Interview with Chris Lewis, Tennis Coach of the USA’s Most Promising Young Tennis Players

Chris Lewis was the number one junior tennis player in the world in 1975, winning the 1975 Wimbledon Junior title. In his 12 year career, Lewis reached the final of ten major professional tournaments in singles (winning three) and sixteen major tournaments in doubles (winning eight). On tour, Lewis, who was coached by legendary Australian coaches, Harry Hopman and Tony Roche, was widely regarded as the fittest player of his era.

Highlights of Lewis’ coaching career include coaching Germany’s Carl-Uwe Steeb from outside the world’s top 100 to number 14 in the world (Steeb was the ATP’s most improved player in 1989) , and coaching former world number one, Ivan Lendl, from 1991-1993.

Currently Chris Lewis coaches some of the USA’s most promising young tennis players at the Woodbridge Tennis Club in Irvine, California.

Today Chris Lewis is a guest of our tennis blog.

Chris Lewis2

You played on the tennis pro level for many years. What are some of your favorite memories from that time?

My first major trip outside New Zealand was to Europe when I had just turned seventeen. I got off the plane in London, checked into a cheap hotel in the city and headed straight to Wimbledon (it was April) to see what the place I had dreamed about for years actually looked like. That was almost forty years ago; however, the memory and the impact it had on me are still so vivid it seems like yesterday.

As does being approached by Harry Hopman, the legendary Australian coach, who, immediately after I won Junior Wimbledon in 1975, invited me to train at his academy in Florida any time I wanted.

Another favorite memory is, when still a junior, walking onto the court in front of a packed indoor stadium to play Ilie Nastase, who was the biggest name in the game at the time. Nastase was the ultimate showman; he was an entertainer, a clown, a comedian, a tantrum thrower, and one of the greatest talents the game has ever seen. Playing against him wasn’t like anything I’d experienced on a court before. It truly was like being thrown in at the deep end.

I also have fond memories of winning my first ATP title — the Austrian Championships in Kitzbuhel — in which I beat Jose Luis Clerc and Guillermo Vilas, losing a total of nineteen games in the tournament (and the final was best of five). I also won the doubles that week.

Every minute that I spent on the court working with Tony Roche, whether it was on his private court at his beautiful home in Sydney or when he was the coach of the New Zealand Davis Cup Team. It was no accident that during my association with him, New Zealand made the semi-finals of the Davis Cup in 1982 (losing to France in France in a tie that came down to the wire), and I made the final of Wimbledon the following year.

Speaking of which, my most unforgettable moment on a tennis court was when, serving at match point at 7-6 ad-in in the 5th in the 1983 Wimbledon semi-final, I looked up to the players’ box (for the first time in the match) to acknowledge Tony and my traveling coach, Jeff Simpson, for their efforts in preparing me for the tournament.
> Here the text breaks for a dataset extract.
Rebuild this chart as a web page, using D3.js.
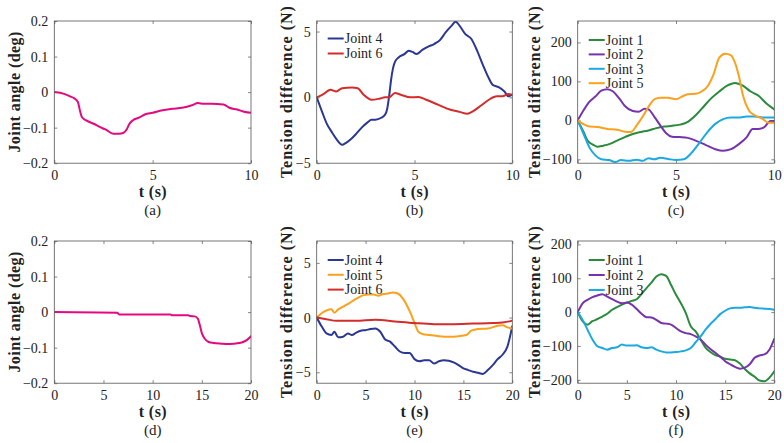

I served…and the next thing Kevin Curren’s crosscourt return landed in the alley. For the only time in my tennis career, I raised my hands in triumph having now made it through to the Wimbledon final. The feeling was indescribable.

Chris Lewis

My professional playing career spanned from the mid-seventies to the mid eighties when tennis was dominated by Jimmy Connors, Bjorn Borg, John McEnroe and Ivan Lendl. It was a time when tennis players were accorded rock star status; a time where the late Vitas Gerulaitis, a charismatic, flamboyant personality, would turn heads everywhere he went, but especially in his home town of New York when driving his canary yellow, convertible Rolls Royce in the middle of Manhattan, perhaps on his way to or from the infamous Studio 54. It was a time when Bjorn Borg emerged as a 17 year old superstar who required heavy police protection at Wimbledon to prevent crazed throngs of teenage girls from mobbing him. In one incident, he was attacked on his way to the Wimbledon Village by hundreds of young girls who had him pinned to the ground for a good fifteen minutes before help arrived.

It was a time when racquet technology made more progress than any other period in tennis history (from wood to composite, from head sizes of 62 sq inches to 110 sq inches, and nothing in between); a time when controversy and drama ruled (for details see Ilie Nastase, Jimmy Connors and John McEnroe); and when tennis would very often end up on the front pages, not in the middle of the sports section.

Looking back, life on the tennis pro tour was extraordinary. What could possibly have been more appealing and exciting than dedicating yourself to finding out just how good a tennis player you could become while traveling the globe, playing on the center courts of the world’s most famous tennis stadiums against the world’s most recognizable tennis players and getting paid handsomely to do it?! If given the chance, would I do it all over again? You bet!